*** Information shown

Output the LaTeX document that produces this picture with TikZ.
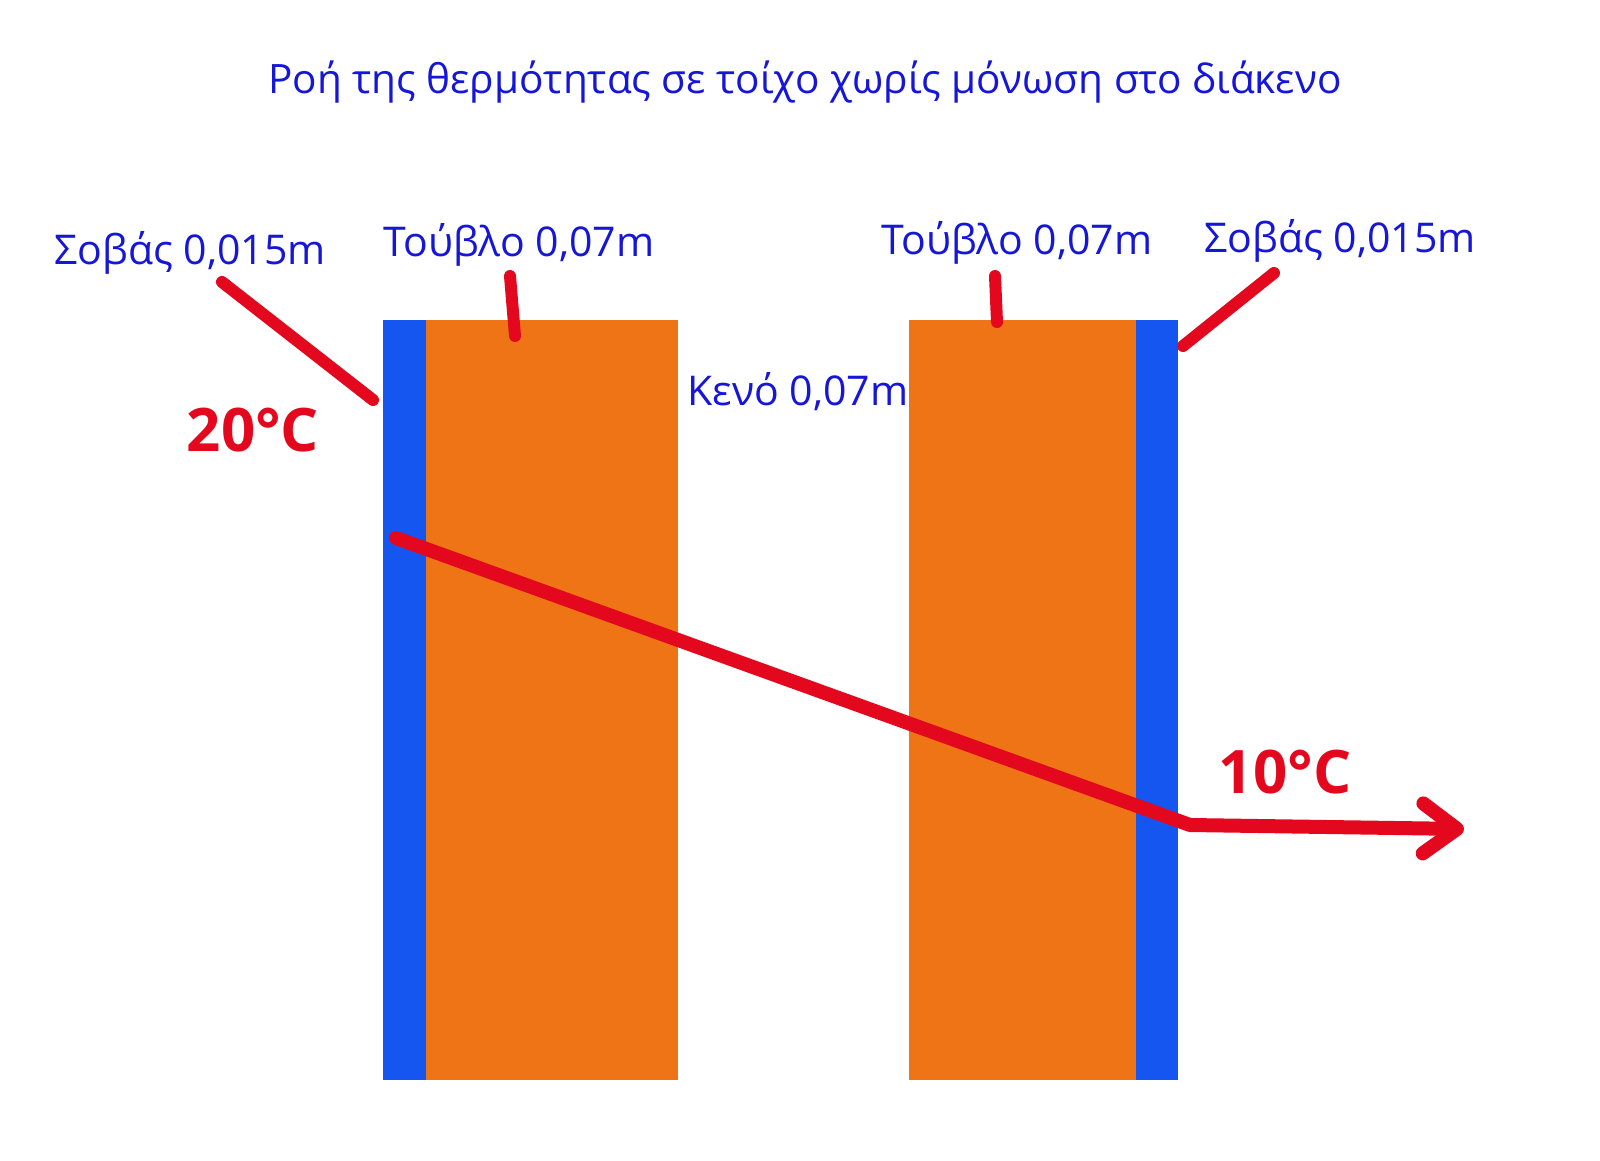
\documentclass[tikz,border=0pt]{standalone}
\usepackage{fontspec}
\setmainfont{Open Sans}
\usetikzlibrary{arrows.meta}
\definecolor{plasterblue}{RGB}{22,86,240}
\definecolor{brickorange}{RGB}{238,116,22}
\definecolor{heatred}{RGB}{228,8,30}
\definecolor{labelblue}{RGB}{22,22,214}

\begin{document}
\begin{tikzpicture}[
        x=1pt, y=-1pt,
        plaster/.style={rectangle, fill=plasterblue, inner sep=0pt, outer sep=0pt, minimum width=43pt, minimum height=760pt, anchor=north west},
        brick/.style={rectangle, fill=brickorange, inner sep=0pt, outer sep=0pt, minimum height=760pt, anchor=north west},
        layer_label/.style={text=labelblue, font=\fontsize{41}{46}\selectfont, inner sep=0pt},
        temp_label/.style={text=heatred, font=\fontsize{60}{66}\selectfont\bfseries, inner sep=0pt},
        pointer/.style={draw=heatred, line width=12pt, line cap=round},
        flow/.style={draw=heatred, line width=14pt, line cap=round, line join=round}
    ]
        \useasboundingbox (0,0) rectangle (1600,1161);

        % Title
        \node[text=labelblue, font=\fontsize{40.5}{46}\selectfont] (title) at (805,82) {Ροή της θερμότητας σε τοίχο χωρίς μόνωση στο διάκενο};

        % Wall layers
        \node[plaster] (plaster_in) at (383,320) {};
        \node[brick, minimum width=252pt] (brick_in) at (426,320) {};
        \node[brick, minimum width=227pt] (brick_out) at (909,320) {};
        \node[plaster, minimum width=42pt] (plaster_out) at (1136,320) {};

        % Layer labels
        \node[layer_label] (lbl_plaster_in) at (190,253) {Σοβάς 0,015m};
        \node[layer_label] (lbl_brick_in) at (519,245) {Τούβλο 0,07m};
        \node[layer_label] (lbl_gap) at (798,392) {Κενό 0,07m};
        \node[layer_label] (lbl_brick_out) at (1017,243) {Τούβλο 0,07m};
        \node[layer_label] (lbl_plaster_out) at (1340,241) {Σοβάς 0,015m};

        % Pointer ends
        \coordinate (p1a) at (222,282);
        \coordinate (p1b) at (373,400);
        \coordinate (p2a) at (510,276);
        \coordinate (p2b) at (515,336);
        \coordinate (p3a) at (995,276);
        \coordinate (p3b) at (997,322);
        \coordinate (p4a) at (1274,273);
        \coordinate (p4b) at (1183,346);

        \draw[pointer] (p1a) -- (p1b);
        \draw[pointer] (p2a) -- (p2b);
        \draw[pointer] (p3a) -- (p3b);
        \draw[pointer] (p4a) -- (p4b);

        % Temperatures
        \node[temp_label] (t_in) at (253,430) {20°C};
        \node[temp_label] (t_out) at (1285,772) {10°C};

        % Heat flow
        \coordinate (flow_start) at (396,538);
        \coordinate (flow_bend) at (1190,825);
        \coordinate (flow_end) at (1464,829);
        \draw[flow, -{Straight Barb[round, length=34pt, width=50pt]}] (flow_start) -- (flow_bend) -- (flow_end);

    \end{tikzpicture}
\end{document}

******

* Exercise objective
Copy out each line exactly, without the pictures.

* Output below
Output the LaTeX document that produces this picture with TikZ.
\documentclass[tikz,border=0pt]{standalone}
\usepackage{fontspec}
\setmainfont{Open Sans}
\usetikzlibrary{arrows.meta}
\definecolor{plasterblue}{RGB}{22,86,240}
\definecolor{brickorange}{RGB}{238,116,22}
\definecolor{heatred}{RGB}{228,8,30}
\definecolor{labelblue}{RGB}{22,22,214}

\begin{document}
\begin{tikzpicture}[
        x=1pt, y=-1pt,
        plaster/.style={rectangle, fill=plasterblue, inner sep=0pt, outer sep=0pt, minimum width=43pt, minimum height=760pt, anchor=north west},
        brick/.style={rectangle, fill=brickorange, inner sep=0pt, outer sep=0pt, minimum height=760pt, anchor=north west},
        layer_label/.style={text=labelblue, font=\fontsize{41}{46}\selectfont, inner sep=0pt},
        temp_label/.style={text=heatred, font=\fontsize{60}{66}\selectfont\bfseries, inner sep=0pt},
        pointer/.style={draw=heatred, line width=12pt, line cap=round},
        flow/.style={draw=heatred, line width=14pt, line cap=round, line join=round}
    ]
        \useasboundingbox (0,0) rectangle (1600,1161);

        % Title
        \node[text=labelblue, font=\fontsize{40.5}{46}\selectfont] (title) at (805,82) {Ροή της θερμότητας σε τοίχο χωρίς μόνωση στο διάκενο};

        % Wall layers
        \node[plaster] (plaster_in) at (383,320) {};
        \node[brick, minimum width=252pt] (brick_in) at (426,320) {};
        \node[brick, minimum width=227pt] (brick_out) at (909,320) {};
        \node[plaster, minimum width=42pt] (plaster_out) at (1136,320) {};

        % Layer labels
        \node[layer_label] (lbl_plaster_in) at (190,253) {Σοβάς 0,015m};
        \node[layer_label] (lbl_brick_in) at (519,245) {Τούβλο 0,07m};
        \node[layer_label] (lbl_gap) at (798,392) {Κενό 0,07m};
        \node[layer_label] (lbl_brick_out) at (1017,243) {Τούβλο 0,07m};
        \node[layer_label] (lbl_plaster_out) at (1340,241) {Σοβάς 0,015m};

        % Pointer ends
        \coordinate (p1a) at (222,282);
        \coordinate (p1b) at (373,400);
        \coordinate (p2a) at (510,276);
        \coordinate (p2b) at (515,336);
        \coordinate (p3a) at (995,276);
        \coordinate (p3b) at (997,322);
        \coordinate (p4a) at (1274,273);
        \coordinate (p4b) at (1183,346);

        \draw[pointer] (p1a) -- (p1b);
        \draw[pointer] (p2a) -- (p2b);
        \draw[pointer] (p3a) -- (p3b);
        \draw[pointer] (p4a) -- (p4b);

        % Temperatures
        \node[temp_label] (t_in) at (253,430) {20°C};
        \node[temp_label] (t_out) at (1285,772) {10°C};

        % Heat flow
        \coordinate (flow_start) at (396,538);
        \coordinate (flow_bend) at (1190,825);
        \coordinate (flow_end) at (1464,829);
        \draw[flow, -{Straight Barb[round, length=34pt, width=50pt]}] (flow_start) -- (flow_bend) -- (flow_end);

    \end{tikzpicture}
\end{document}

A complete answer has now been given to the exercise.